Depression Spells Heart Trouble for Older Women
June 20, 2004
by Randy Dotinga
SUNDAY, June 20 (HealthDayNews) -- A growing body of research suggests that state of mind - not clogged arteries or high blood pressure - is a big risk factor for heart disease among older women.
Mildly and moderately depressed women are estimated to be 50 percent more likely to die of heart attacks than other women, research shows. Meanwhile, scientists and doctors are trying to untangle the connection between the two illnesses.
"There's got to be a physiological link, and people are trying to look at it," said Sylvia Wassertheil-Smoller, a professor of epidemiology and population health at the Albert Einstein School of Medicine in New York City.
But the chicken-and-egg question remains: Which comes first, depression or heart disease?
In a recent study, Wassertheil-Smoller and her colleagues examined the medical records of 93,676 postmenopausal women aged 50 to 79. The study, which followed the subjects for an average of four years, was the first of its kind to track women over time, instead of looking backward by studying them after they had had heart attacks, she said.

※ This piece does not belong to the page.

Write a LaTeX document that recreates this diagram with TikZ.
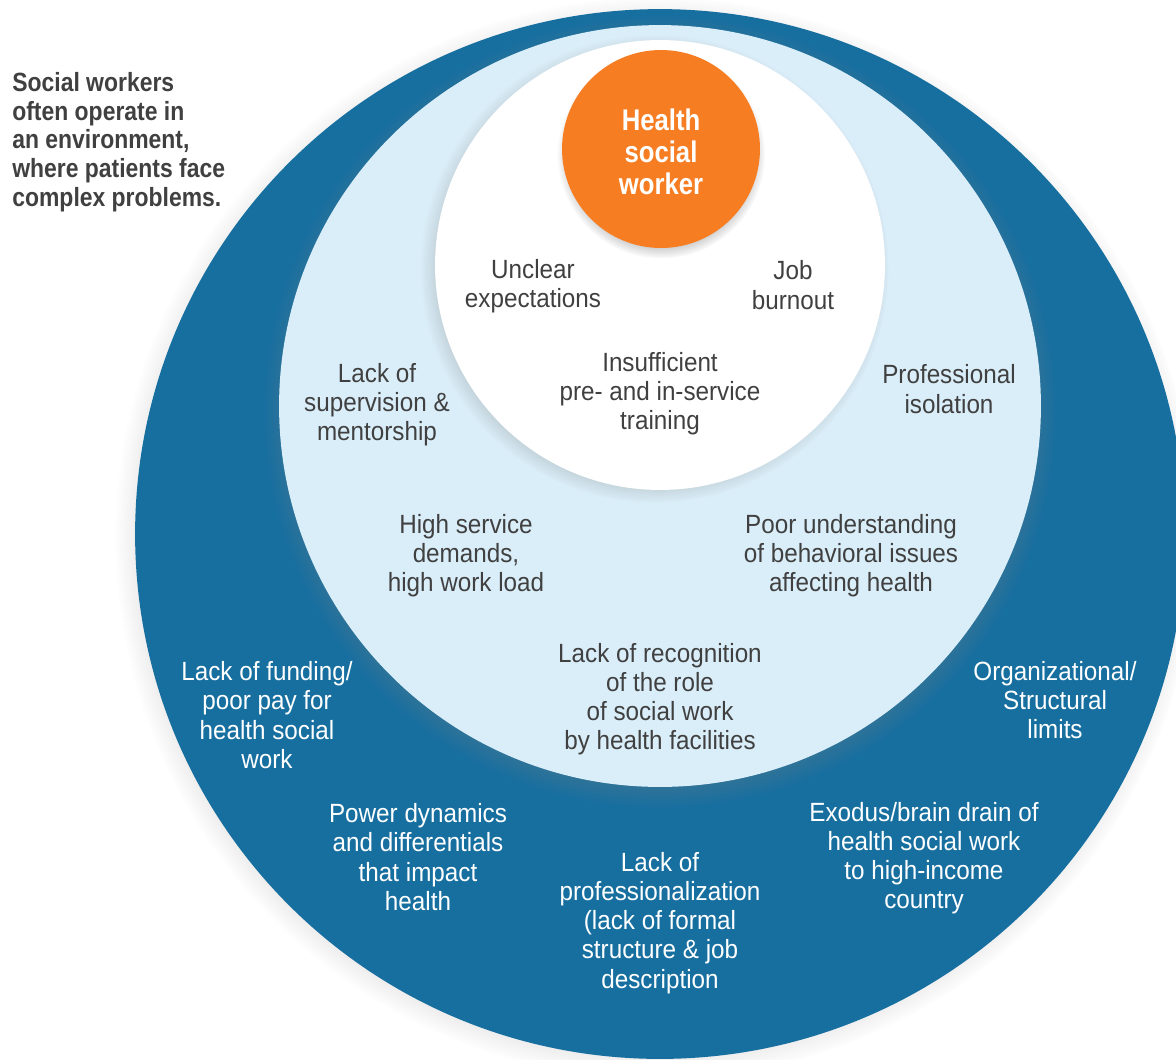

The women were healthy when the research began, and those suffering from untreated severe depression did not participate. Fifteen percent of the women were eventually diagnosed with depression, with symptoms most common in those aged 50 to 59. Symptoms dropped by ages 70 to 79.
"Maybe by the time you're getting to be 70 to 79, you're accepting life and it doesn't get you down so much," Wassertheil-Smoller said.
Although their symptoms were mild or moderate -- perhaps due to help from antidepressants -- the depressed women were 50 percent more likely to die of a heart attack and 30 percent more likely to die of other causes.
What's more, death rates were higher for the depressed women, regardless of whether they smoked or were overweight.
The researchers based their findings on results from the Women's Health Initiative, the largest study of U.S. women's health ever undertaken. They appeared in a recent issue of the Archives of Internal Medicine.
Wassertheil-Smoller isn't sure why depression may contribute to heart disease. Depression might boost levels of dangerous inflammation in the body, or it may disrupt the blood's ability to clot properly, she said.
It's also possible that depression could be an early warning sign, a kind of "sentinel symptom" that appears before heart disease becomes obvious, she said.
For now, she suggests that doctors pay attention to signs of depression in older women, especially when they're not connected to an event such as the loss of a spouse. Doctors also need to follow up with depressed patients, just as they would schedule future appointments to check on a patient who reported a high cholesterol level, she said.
Dr. Francine Welty, director of cardiovascular care for women at Beth Israel Deaconess Medical Center in Boston, agreed that doctors need to pay more attention to the mental health of their patients. She added that women may become depressed or take less care of themselves when they're alone.
"A lot of my older female patients with heart disease no longer have their spouse or they may be divorced, have little family support," she said.
According to Welty, exercise can be a good antidote to both depression and heart disease in women. "No matter what their age, they need to get out there and do aerobic exercise. Walking is sufficient," she said. "Studies have shown that walking is as beneficial as other exercise."
Walking can also help combat depression by virtue of the fact that it's an enjoyable activity, she said. "If you get outside and it's a nice, sunny day and you go on a walk, you'll feel better."